Insights into the beliefs, attitudes and values of Thai people - Thailand's culture code. By Samuel J Parker
Sunday, March 16, 2014
Engaging the Spirits of the Land
You can’t go very far in Thailand without encountering one. Lavish ones are located at the front of five star hotels, exclusive shopping malls and skyscraper office blocks. They decrease in size, opulence and grandeur seemingly in direct proportion to the size of the building plot on which they are sited.
They can look like miniature temples, with tiered roofs and stately gilt ‘prangs’ or spires or simple wooden replicas of a traditional Thai dwelling.
Their exact location must be determined by an expert. They serve as shrines for the spirit of the land on which the building stands – The ‘Phraphum Chaotee’ which translates into ‘the guardian spirit inhabiting the homestead’. [The Legend of Phraphum Chaotee, which is one of the Thai folklore tales in a book called ‘The Life of Brahma’, is described by Denis Segaller in his book ‘More Thai Ways.] It is too complicated to describe here but the tale ends with the rider “Learned persons please judge it according to your own opinion”.
Building a house in Thailand is a very serious matter – not only the expense but also not offending the ‘spirit of the land’ on which it is to be built. Thai people will always consult an astrologer to decide when is the best time to build a house and get ‘the maximum protection from ill-fortune and live in serenity, happiness and prosperity’. For example never start building a house on a Sunday, Tuesday or Saturday [most definitely not a Saturday!!!]. This will lead to a heap of trouble. There is also a popular belief that construction should be started in an even-numbered month, or else in the ninth month. Nine is a lucky number in Thailand – you will see this number crop up time and again throughout the items in the blog.

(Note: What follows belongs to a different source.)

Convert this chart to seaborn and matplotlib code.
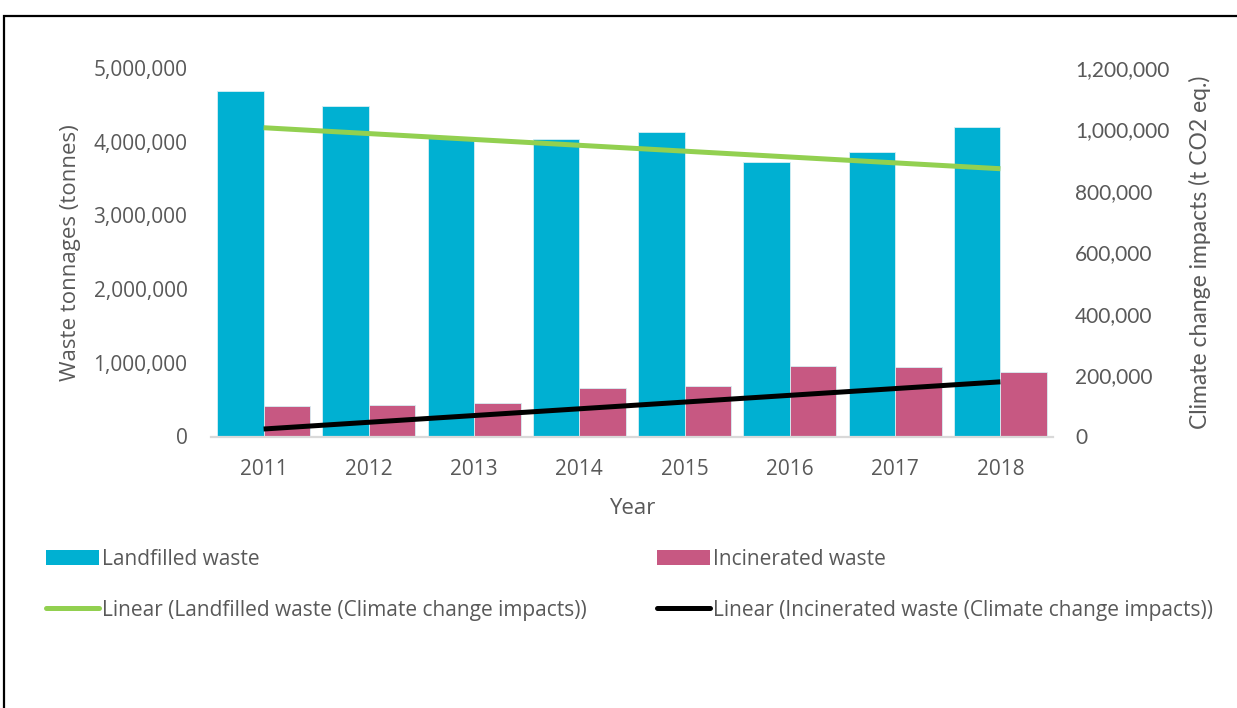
import matplotlib
matplotlib.use("Agg")
import matplotlib.pyplot as plt
from matplotlib.ticker import FuncFormatter, MultipleLocator
from matplotlib.patches import Patch, Rectangle
from matplotlib.lines import Line2D
import seaborn as sns
import pandas as pd

# Annual waste tonnages by treatment route
years = ["2011", "2012", "2013", "2014", "2015", "2016", "2017", "2018"]
landfilled = [4684000, 4480000, 4045000, 4035000, 4130000, 3730000, 3860000, 4195000]
incinerated = [418000, 427000, 450000, 654000, 689000, 957000, 939000, 879000]

# Linear trends of climate change impacts (t CO2 eq.), first and last year
trend_years = ["2011", "2018"]
trend_landfilled = [1005500, 872000]
trend_incinerated = [24400, 178000]

series_names = ["Landfilled waste", "Incinerated waste"]
trend_names = ["Linear (Landfilled waste (Climate change impacts))",
               "Linear (Incinerated waste (Climate change impacts))"]

c_land = "#00B0D2"
c_inc = "#C75882"
c_green = "#92D050"
c_black = "#000000"
txt = "#595959"

sns.set_theme(style="white")
plt.rcParams["font.family"] = ["Open Sans", "DejaVu Sans"]

df = pd.DataFrame({
    "Year": years * 2,
    "Tonnes": landfilled + incinerated,
    "Type": [series_names[0]] * len(years) + [series_names[1]] * len(years),
})

fig = plt.figure(figsize=(12.37, 7.08), dpi=100)
ax = fig.add_axes([211 / 1237, 1 - 436.5 / 708, (1053 - 211) / 1237, (436.5 - 68) / 708])

sns.barplot(data=df, x="Year", y="Tonnes", hue="Type", order=years,
            hue_order=series_names, palette=[c_land, c_inc], saturation=1,
            width=0.884, ax=ax, legend=False, edgecolor="#d8eef3", linewidth=0.6)

ax.set_ylim(0, 5000000)
ax.yaxis.set_major_locator(MultipleLocator(1000000))
ax.yaxis.set_major_formatter(FuncFormatter(lambda v, p: f"{v:,.0f}"))

ax2 = ax.twinx()
xpos = [years.index(y) for y in trend_years]
sns.lineplot(x=xpos, y=trend_landfilled, ax=ax2, color=c_green, lw=3.6,
             solid_capstyle="butt")
sns.lineplot(x=xpos, y=trend_incinerated, ax=ax2, color=c_black, lw=3.6,
             solid_capstyle="butt")
ax2.set_ylim(0, 1200000)
ax2.yaxis.set_major_locator(MultipleLocator(200000))
ax2.yaxis.set_major_formatter(FuncFormatter(lambda v, p: f"{v:,.0f}"))
ax.set_xlim(-0.5, len(years) - 0.5)

for a in (ax, ax2):
    for s in a.spines.values():
        s.set_visible(False)
ax.spines["bottom"].set_visible(True)
ax.spines["bottom"].set_color("#D9D9D9")
ax.spines["bottom"].set_linewidth(1.6)

ax.tick_params(axis="y", length=0, pad=17, labelsize=15, labelcolor=txt)
ax.tick_params(axis="x", length=0, pad=16, labelsize=15, labelcolor=txt)
ax2.tick_params(axis="y", length=0, pad=16, labelsize=15, labelcolor=txt)
for lab in ax2.get_yticklabels():
    lab.set_family(["Lato", "DejaVu Sans"])
    lab.set_fontsize(15)

ax.set_xlabel("Year", fontsize=16, color=txt, labelpad=13.5)
ax.set_ylabel("Waste tonnages (tonnes)", fontsize=16, color=txt, labelpad=9)
ax2.set_ylabel("Climate change impacts (t CO2 eq.)", fontsize=16.5, color=txt,
               labelpad=14, family=["Lato", "DejaVu Sans"])

# legend entries in column order: first column landfilled, second incinerated
handles = [
    Patch(facecolor=c_land, edgecolor="none"),
    Line2D([], [], color=c_green, lw=3.6),
    Patch(facecolor=c_inc, edgecolor="none"),
    Line2D([], [], color=c_black, lw=3.6),
]
labels = [series_names[0], trend_names[0], series_names[1], trend_names[1]]
fig.legend(handles, labels, loc="upper left", bbox_to_anchor=(46 / 1237, 1 - 549 / 708),
           ncol=2, frameon=False, fontsize=15, labelcolor=txt, borderpad=0,
           borderaxespad=0, handlelength=2.55, handleheight=0.7,
           handletextpad=0.12, columnspacing=3.4, labelspacing=1.42)

# outer frame (top and left edges visible)
fig.add_artist(Rectangle((4 / 1237, -0.2), 2.0, 0.2 + (1 - 16 / 708),
                         transform=fig.transFigure, fill=False,
                         edgecolor="black", linewidth=1.6, clip_on=False))

fig.savefig("out.png", dpi=100)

You might ask, is there a link between spirits and Buddhism? Belief in spirits is far older than Buddhism. Not only do spirits guard individual pieces of land but also villages, cities and trees. To avoid problems and ensure harmony and prosperity they must be placated with specially prepared offerings. These beliefs coexist with Buddhism and sometimes overlap in ways we Westerners find difficult to understand.
To promote ‘harmony and prosperity’ the guardian spirit is placated with daily offerings by household members. The most basic being fragrant incense sticks, candles and flowers. Spiritual abodes in wealthier compounds are lavishly supplied with a variety of offerings: small dolls to symbolise attendants, floral displays, fresh fruits and carefully prepared and presented full meals.
As you travel through Thailand you will pass compounds containing hundreds of different ‘spirit houses’. Somehow seeing them displayed in this way they lose a bit of their mystique. But then again they have not been fully activated! They are 'spiritless'.